A: Dr Reddy has got a thankless job on his hands, one side he is facing more than 7% inflation and other side he will be hated by everyone if he brings down the growthrate. I think he has done a lot already by increasing the CRR so he may talk a lot, he maybe hawkish. There is enough liquidity in the system. So there is an off chance he may increase the reverse repo. But other than that I think it is common knowledge that this inflation is driven by high supply commodity prices. So monetary tightening cannot do much to control inflation at this point in time in India. So I think he will be very hawkish, he will talk a lot but he may do little.

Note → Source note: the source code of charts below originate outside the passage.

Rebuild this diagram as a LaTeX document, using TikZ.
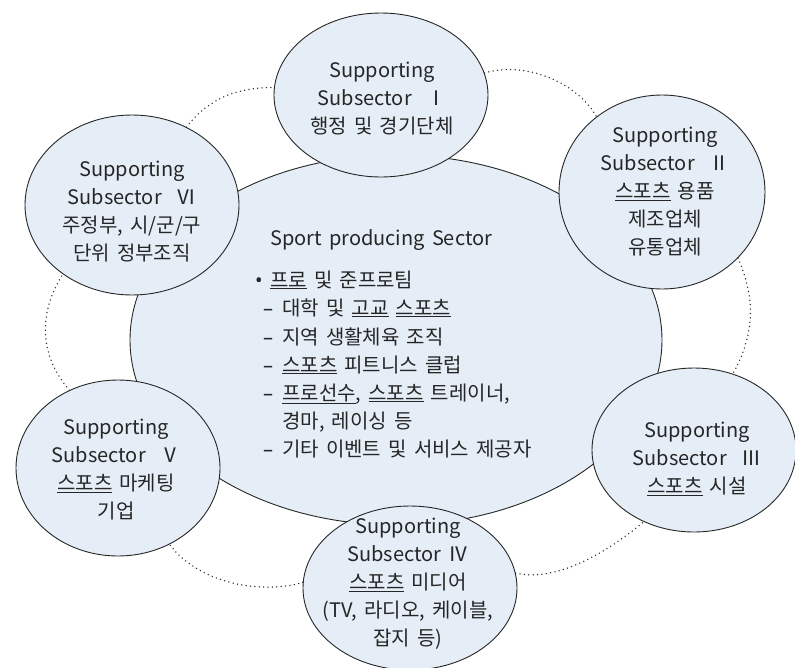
\documentclass[tikz,border=0pt]{standalone}
\usepackage{fontspec}
\setmainfont{Noto Sans CJK KR}[WordSpace=1.6]
\newfontfamily\latinf{Noto Sans}
\usetikzlibrary{shapes.geometric}
\definecolor{fillb}{HTML}{E5EEF7}
\definecolor{ink}{HTML}{262626}
\newcommand\uln[1]{\underline{#1}}
\begin{document}
\begin{tikzpicture}[x=1pt,y=-1pt,
  sat/.style={ellipse, draw=ink, fill=fillb, line width=0.9pt, inner sep=0pt},
  sattext/.style={align=center, text=ink, font=\fontsize{20}{28}\selectfont},
  listtext/.style={anchor=base west, text=ink, inner sep=0pt, font=\fontsize{20}{28}\selectfont},
  cloudline/.style={draw=ink, line width=1.5pt, dash pattern=on 0pt off 4.4pt, line cap=round}]
\useasboundingbox (0,0) rectangle (795,667);
% central sector
\node[sat, minimum width=532pt, minimum height=370pt] (c) at (396,340) {};
% satellites
\node[sat, minimum width=214pt, minimum height=164pt] (s1) at (381,95) {};
\node[sat, minimum width=206pt, minimum height=194pt] (s2) at (662,192) {};
\node[sat, minimum width=204pt, minimum height=164pt] (s3) at (694,450) {};
\node[sat, minimum width=214pt, minimum height=164pt] (s4) at (410,588) {};
\node[sat, minimum width=204pt, minimum height=176pt] (s5) at (118,468) {};
\node[sat, minimum width=214pt, minimum height=180pt] (s6) at (132,205) {};
% dotted cloud arcs
\draw[cloudline] (s6.55) .. controls +(25,-33) and +(-30,0) .. (s1.176);
\draw[cloudline] (s1.12) .. controls +(40,-12) and +(-20,-35) .. (s2.131);
\draw[cloudline] (s2.-41) .. controls +(15,35) and +(25,-45) .. (s3.63);
\draw[cloudline] (s4.8) .. controls +(45,10) and +(-30,25) .. (s3.235);
\draw[cloudline] (s4.177) .. controls +(-40,12) and +(30,40) .. (s5.-56);
\draw[cloudline] (s5.122) .. controls +(-30,-35) and +(-25,40) .. (s6.225);
% satellite texts
\node[sattext] (t1) at (382,98.5) {Supporting\\Subsector\ \ Ⅰ\\행정 및 경기단체};
\node[sattext] (t2) at (665,191.5) {Supporting\\Subsector\ \ Ⅱ\\\uln{스포츠} 용품\\제조업체\\유통업체};
\node[sattext] (t3) at (697,459) {Supporting\\Subsector\ \ Ⅲ\\\uln{스포츠} 시설};
\node[sattext] (t4) at (408,583.5) {Supporting\\Subsector Ⅳ\\\uln{스포츠} 미디어\\(TV, 라디오, 케이블,\\잡지 등)};
\node[sattext] (t5) at (116,470) {Supporting\\Subsector\ \ Ⅴ\\\uln{스포츠} 마케팅\\기업};
\node[sattext] (t6) at (132,211.5) {Supporting\\Subsector\ \ Ⅵ\\주정부, 시/군/구\\단위 정부조직};
% central texts
\node[listtext] (ct) at (270,245) {Sport producing Sector};
\node[listtext] (l1) at (255,287) {\makebox[15pt][l]{\latinf •}\uln{프로} 및 준프로팀};
\node[listtext] (l2) at (263,315) {\makebox[19pt][l]{\latinf –}대학 및 \uln{고교} \uln{스포츠}};
\node[listtext] (l3) at (263,344) {\makebox[19pt][l]{\latinf –}지역 생활체육 조직};
\node[listtext] (l4) at (263,372) {\makebox[19pt][l]{\latinf –}\uln{스포츠} 피트니스 클럽};
\node[listtext] (l5) at (263,400) {\makebox[19pt][l]{\latinf –}\uln{프로선수}, \uln{스포츠} 트레이너,};
\node[listtext] (l6) at (282,428) {경마, 레이싱 등};
\node[listtext] (l7) at (263,456) {\makebox[19pt][l]{\latinf –}기타 이벤트 및 서비스 제공자};
\end{tikzpicture}
\end{document}
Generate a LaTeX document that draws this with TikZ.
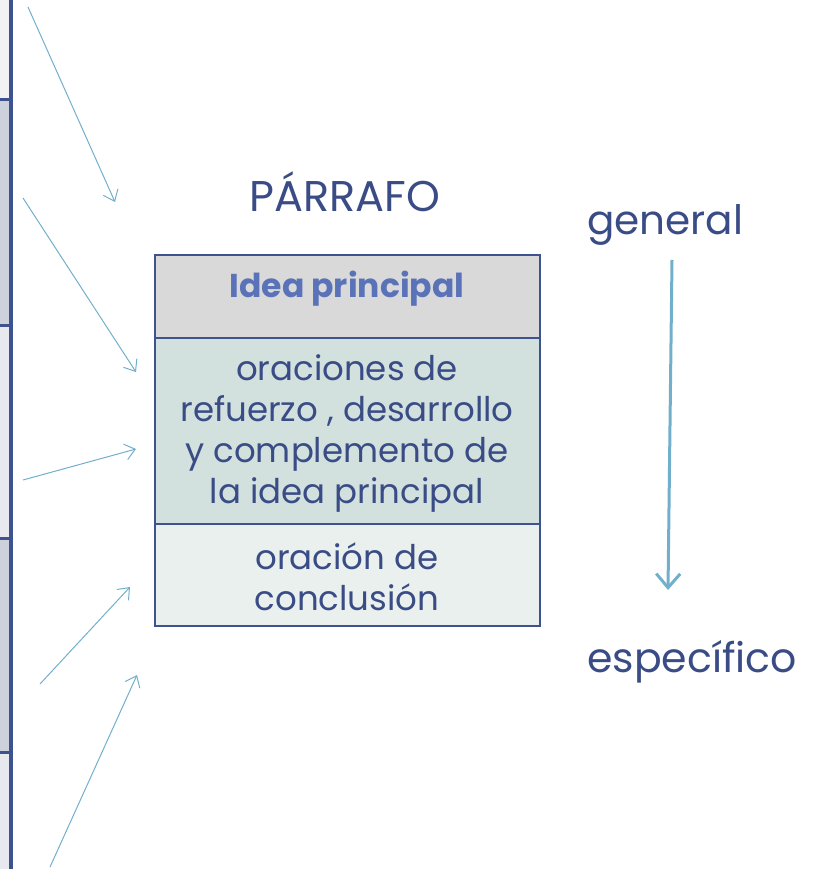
\documentclass[tikz,border=0pt]{standalone}
\usepackage{fontspec}
\setmainfont{Poppins}
\usetikzlibrary{arrows.meta}
\definecolor{tx}{HTML}{3A4C85}
\definecolor{bd}{HTML}{3F5290}
\definecolor{ar}{HTML}{72AFCB}
\definecolor{hd}{HTML}{5A72B8}
\definecolor{fA}{HTML}{D9D9D9}
\definecolor{fB}{HTML}{D2E0DE}
\definecolor{fC}{HTML}{E9F0EE}
\definecolor{sA}{HTML}{F2F2F2}
\definecolor{sB}{HTML}{CDD1DC}
\definecolor{sC}{HTML}{E8E9EE}
\tikzset{
  cell/.style={draw=bd, line width=2pt, minimum width=385pt, inner sep=0pt, anchor=north west},
  celltext/.style={align=center, text=tx, inner sep=0pt, font=\fontsize{34}{41}\selectfont},
  thinarrow/.style={draw=ar, line width=1pt, -{Straight Barb[length=10pt,width=16pt,line width=1pt]}},
  label/.style={text=tx, inner sep=0pt}
}
\begin{document}
\begin{tikzpicture}[x=1pt,y=-1pt]
\useasboundingbox (0,0) rectangle (821,869);
% left strip
\fill[sA] (0,0) rectangle (11,100);
\fill[sB] (0,100) rectangle (11,325);
\fill[sC] (0,325) rectangle (11,538);
\fill[sB] (0,538) rectangle (11,752);
\fill[sC] (0,752) rectangle (11,869);
\draw[bd, line width=3.5pt] (11,0) -- (11,869);
\foreach \yy in {100,325,538,752} \draw[bd, line width=3pt] (0,\yy) -- (11,\yy);
% title
\node[label, font=\fontsize{43}{48}\selectfont] (title) at (345,192) {PÁRRAFO};
% box
\node[cell, fill=fA, minimum height=83pt] (top) at (154,254) {};
\node[cell, fill=fB, minimum height=186pt] (mid) at (154,337) {};
\node[cell, fill=fC, minimum height=102pt] (bot) at (154,523) {};
\node[text=hd, inner sep=0pt, font=\fontsize{33}{38}\selectfont\bfseries] (toptext) at (347,289) {Idea principal};
\node[celltext] (midtext) at (347,433) {oraciones de\\refuerzo , desarrollo\\y complemento de\\la idea principal};
\node[celltext] (bottext) at (347,577) {oración de\\conclusión};
% right labels
\node[label, font=\fontsize{40.5}{46}\selectfont] (gen) at (665,225) {general};
\node[label, font=\fontsize{41}{46}\selectfont] (esp) at (692,662) {específico};
\coordinate (vs) at (672,260);
\coordinate (ve) at (668,590);
\draw[draw=ar, line width=3pt, -{Straight Barb[length=14pt,width=24pt,line width=3pt]}] (vs) -- (ve);
% thin arrows
\coordinate (a1s) at (28,7);   \coordinate (a1e) at (115,202);
\coordinate (a2s) at (23,198); \coordinate (a2e) at (136,372);
\coordinate (a3s) at (23,480); \coordinate (a3e) at (136,449);
\coordinate (a4s) at (40,684); \coordinate (a4e) at (130,587);
\coordinate (a5s) at (50,867); \coordinate (a5e) at (137,675);
\foreach \i in {1,...,5} \draw[thinarrow] (a\i s) -- (a\i e);
\end{tikzpicture}
\end{document}
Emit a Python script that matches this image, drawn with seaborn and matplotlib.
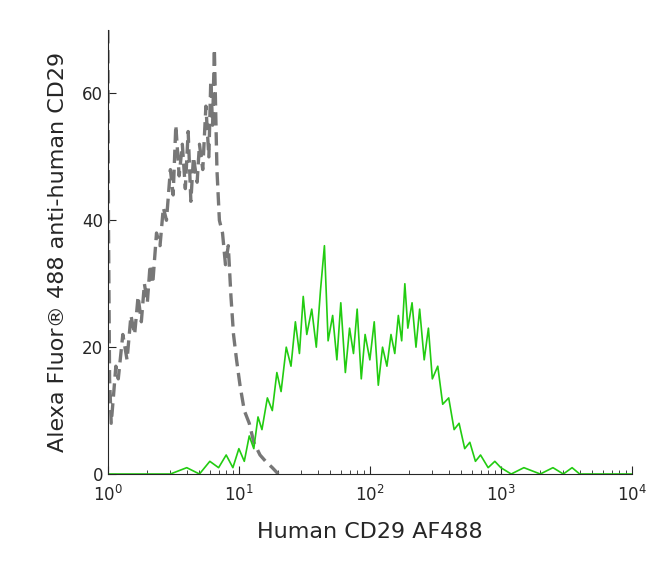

Q: Markets has come a long way as well, made that long journey back to 17,000 if there is a very hawkish tone coming out from the policy and there is some kind of rate action as well, how much damage do you think it can do to this uprun we have had in the past seven-ten days?
A: No damage at all, I think it will be just passed away. I do not think we are a stock market that listens so much to the Indian Fed. I really feel that we overdid the correction, the first three months. I have always been saying right from the beginning of April that the bull market should resume as inflation slowly subsides. I stick to that view whatever the Fed says, whatever Reddy says I think over the next three months period the market which has already gone up about 4% in April so far, should climb higher. I have no doubt in my mind and because of domestic demand the last ten days alone; in Punjab government has released something like 20,000 crore for the farmers between the State and the Central government - India is not going to import any food this year. So there is strong demand, which is developing as you can see from the figures of Hindustan Lever and Hero Honda, which really mimic the rural economy. So I think that we are definitely not in a recession and I think at some stage the market should react favourably to these macrodevelopments in India.
Q: How would you position yourself in the rate sensitive sectors now, given what is going on in inflation and your policy expectations banks and real estate primarily?
A: They have got hit a lot. But I do not know whether I would jump in and buy real estate stocks - probably auto stocks is different. I think we are at the bottom of the rate negativism; Maruti should be going up from these types of levels. So if I were to go into rate sensitives, I will play a bit safer and move to high quality rate sensitives like auto.
Real estate will have its day; it has been beaten down and out for too long.
Disclosures:
It is safe to assume that my clients & I may have an interest in the stocks/sectors discussed.